We fell in love, entered into innumerable hours-long Skype confessions, conversations and ramblings. She was the first person ever to instantly understand everything I said, even with a language barrier between us. According to her, I was the first man ever not to get bored with her passion for cats.

Naturally, a vis-a-vis encounter was the next logical step. As I live in a country where employment rates have freezed below the zero point (I myself am also unemployed), I had no money to embark on a long and expensive journey. She wanted to send money to me to go to U.S. so we could get married there. However, in the eyes of American policy, I was just another poor immigrant looking for an opportunity to sneak in.

Not to speak of my embarrassment when I set out to explain her that I was not fishing for the Green Card. She never asked me this question, but I felt the obligation to make things clear, just in case.

So she came to Europe for the first time in her life, to see me.
Not much has changed since then. We’ve been engaged for two years now (four years since we started our online relationship), and counting. It’s getting even harder, if not impossible for me, as a Muslim, to go there. Even student scholarships are not an option for a 33-year old.

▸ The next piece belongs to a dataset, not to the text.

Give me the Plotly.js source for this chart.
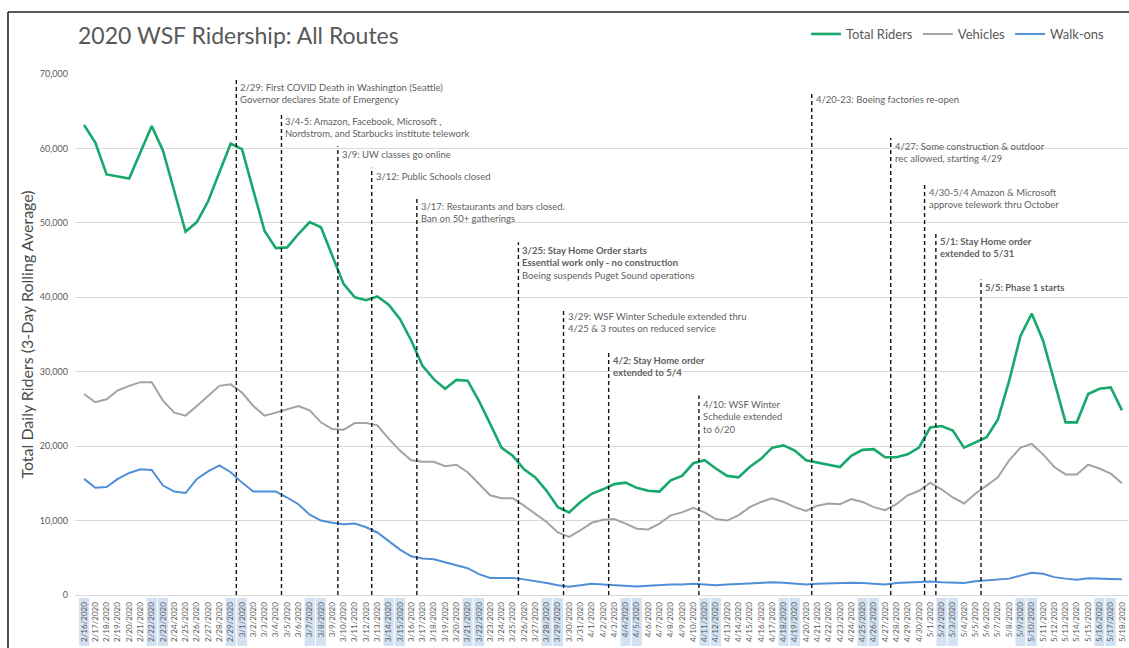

Last year her grandmother died, and I, her fiance, couldn’t be there to help her through the grief.
She crossed the pond three times to see me. She got interested in my way of life, my personal history, my childhood spent in a communist country, so different and so unfathomable to her. I learned everything about her Nordic ancestry, as well as modern and fast American lifestyle. I got to meet her parents through Skype, and they accepted me, never questioning my intentions.

Two small human beings have crossed the cultural boundaries. A thing that a great state such as hers cannot, or doesn’t want to do.